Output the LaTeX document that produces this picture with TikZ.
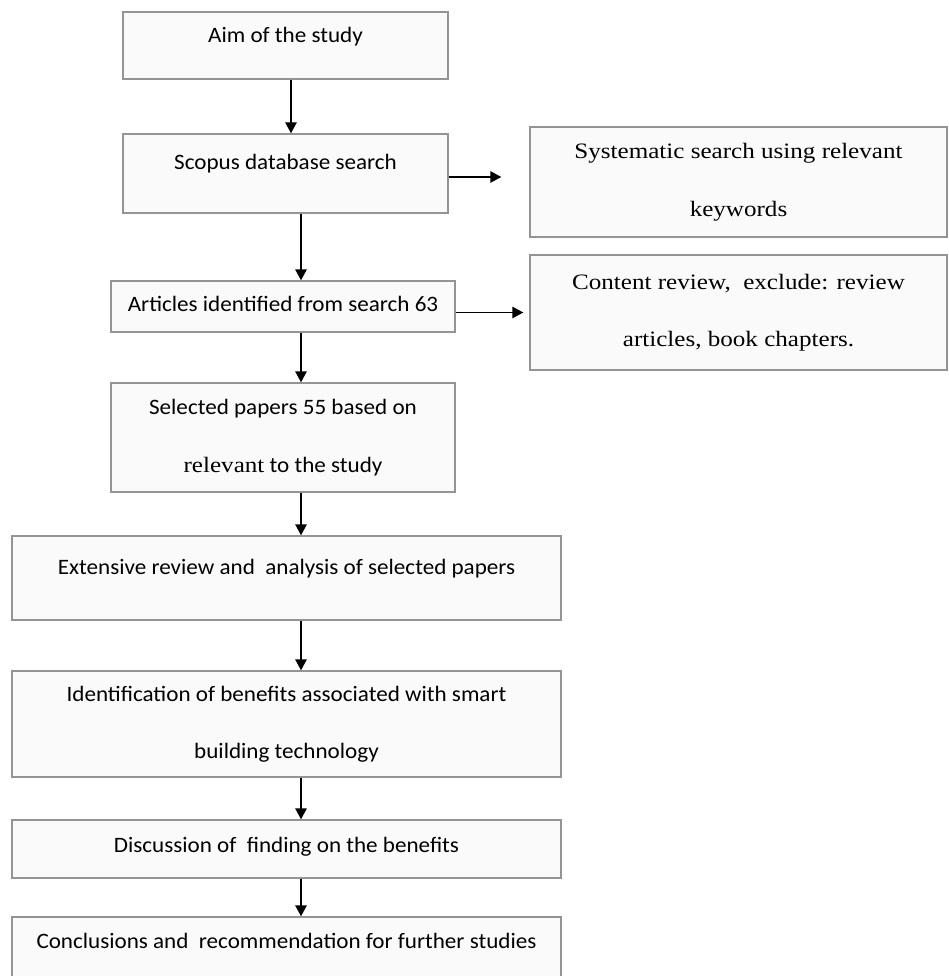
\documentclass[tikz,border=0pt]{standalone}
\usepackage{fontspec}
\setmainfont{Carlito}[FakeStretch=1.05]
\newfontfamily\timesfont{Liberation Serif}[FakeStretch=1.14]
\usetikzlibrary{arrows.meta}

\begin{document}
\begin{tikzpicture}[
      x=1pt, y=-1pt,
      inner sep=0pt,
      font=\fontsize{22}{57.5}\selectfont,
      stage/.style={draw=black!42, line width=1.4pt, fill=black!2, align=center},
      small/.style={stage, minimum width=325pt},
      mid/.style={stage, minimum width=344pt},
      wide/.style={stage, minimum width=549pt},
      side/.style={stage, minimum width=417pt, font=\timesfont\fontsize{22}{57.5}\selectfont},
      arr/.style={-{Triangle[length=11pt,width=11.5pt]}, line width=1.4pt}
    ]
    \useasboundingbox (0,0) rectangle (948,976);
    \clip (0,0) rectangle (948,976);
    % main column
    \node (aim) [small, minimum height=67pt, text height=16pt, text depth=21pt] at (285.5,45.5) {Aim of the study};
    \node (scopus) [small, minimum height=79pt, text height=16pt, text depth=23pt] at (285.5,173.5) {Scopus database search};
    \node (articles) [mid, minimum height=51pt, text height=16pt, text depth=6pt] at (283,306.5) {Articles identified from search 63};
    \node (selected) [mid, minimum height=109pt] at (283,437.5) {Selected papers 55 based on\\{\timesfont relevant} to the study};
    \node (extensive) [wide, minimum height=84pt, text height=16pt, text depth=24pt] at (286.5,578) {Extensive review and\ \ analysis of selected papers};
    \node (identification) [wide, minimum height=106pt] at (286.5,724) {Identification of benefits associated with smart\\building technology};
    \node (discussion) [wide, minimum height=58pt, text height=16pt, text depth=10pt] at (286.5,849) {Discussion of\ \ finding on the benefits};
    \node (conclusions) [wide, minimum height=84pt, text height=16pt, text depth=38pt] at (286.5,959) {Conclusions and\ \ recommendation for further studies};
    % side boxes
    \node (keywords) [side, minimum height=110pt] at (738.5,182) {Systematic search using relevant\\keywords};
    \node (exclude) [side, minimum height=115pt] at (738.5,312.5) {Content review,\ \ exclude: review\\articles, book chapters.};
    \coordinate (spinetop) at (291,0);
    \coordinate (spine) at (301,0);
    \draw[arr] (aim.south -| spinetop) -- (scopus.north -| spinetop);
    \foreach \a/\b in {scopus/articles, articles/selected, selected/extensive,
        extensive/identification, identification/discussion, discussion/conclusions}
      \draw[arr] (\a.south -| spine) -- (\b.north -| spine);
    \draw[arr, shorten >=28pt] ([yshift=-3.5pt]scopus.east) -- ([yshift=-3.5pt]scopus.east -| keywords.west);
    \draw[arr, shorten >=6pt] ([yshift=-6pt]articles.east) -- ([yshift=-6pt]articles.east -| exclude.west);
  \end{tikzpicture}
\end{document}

_ _ _ _ _ _ _

Instructions to follow: Reproduce every line precisely as given, omitting all pictures.

Output:
Output the LaTeX document that produces this picture with TikZ.
\documentclass[tikz,border=0pt]{standalone}
\usepackage{fontspec}
\setmainfont{Carlito}[FakeStretch=1.05]
\newfontfamily\timesfont{Liberation Serif}[FakeStretch=1.14]
\usetikzlibrary{arrows.meta}

\begin{document}
\begin{tikzpicture}[
      x=1pt, y=-1pt,
      inner sep=0pt,
      font=\fontsize{22}{57.5}\selectfont,
      stage/.style={draw=black!42, line width=1.4pt, fill=black!2, align=center},
      small/.style={stage, minimum width=325pt},
      mid/.style={stage, minimum width=344pt},
      wide/.style={stage, minimum width=549pt},
      side/.style={stage, minimum width=417pt, font=\timesfont\fontsize{22}{57.5}\selectfont},
      arr/.style={-{Triangle[length=11pt,width=11.5pt]}, line width=1.4pt}
    ]
    \useasboundingbox (0,0) rectangle (948,976);
    \clip (0,0) rectangle (948,976);
    % main column
    \node (aim) [small, minimum height=67pt, text height=16pt, text depth=21pt] at (285.5,45.5) {Aim of the study};
    \node (scopus) [small, minimum height=79pt, text height=16pt, text depth=23pt] at (285.5,173.5) {Scopus database search};
    \node (articles) [mid, minimum height=51pt, text height=16pt, text depth=6pt] at (283,306.5) {Articles identified from search 63};
    \node (selected) [mid, minimum height=109pt] at (283,437.5) {Selected papers 55 based on\\{\timesfont relevant} to the study};
    \node (extensive) [wide, minimum height=84pt, text height=16pt, text depth=24pt] at (286.5,578) {Extensive review and\ \ analysis of selected papers};
    \node (identification) [wide, minimum height=106pt] at (286.5,724) {Identification of benefits associated with smart\\building technology};
    \node (discussion) [wide, minimum height=58pt, text height=16pt, text depth=10pt] at (286.5,849) {Discussion of\ \ finding on the benefits};
    \node (conclusions) [wide, minimum height=84pt, text height=16pt, text depth=38pt] at (286.5,959) {Conclusions and\ \ recommendation for further studies};
    % side boxes
    \node (keywords) [side, minimum height=110pt] at (738.5,182) {Systematic search using relevant\\keywords};
    \node (exclude) [side, minimum height=115pt] at (738.5,312.5) {Content review,\ \ exclude: review\\articles, book chapters.};
    \coordinate (spinetop) at (291,0);
    \coordinate (spine) at (301,0);
    \draw[arr] (aim.south -| spinetop) -- (scopus.north -| spinetop);
    \foreach \a/\b in {scopus/articles, articles/selected, selected/extensive,
        extensive/identification, identification/discussion, discussion/conclusions}
      \draw[arr] (\a.south -| spine) -- (\b.north -| spine);
    \draw[arr, shorten >=28pt] ([yshift=-3.5pt]scopus.east) -- ([yshift=-3.5pt]scopus.east -| keywords.west);
    \draw[arr, shorten >=6pt] ([yshift=-6pt]articles.east) -- ([yshift=-6pt]articles.east -| exclude.west);
  \end{tikzpicture}
\end{document}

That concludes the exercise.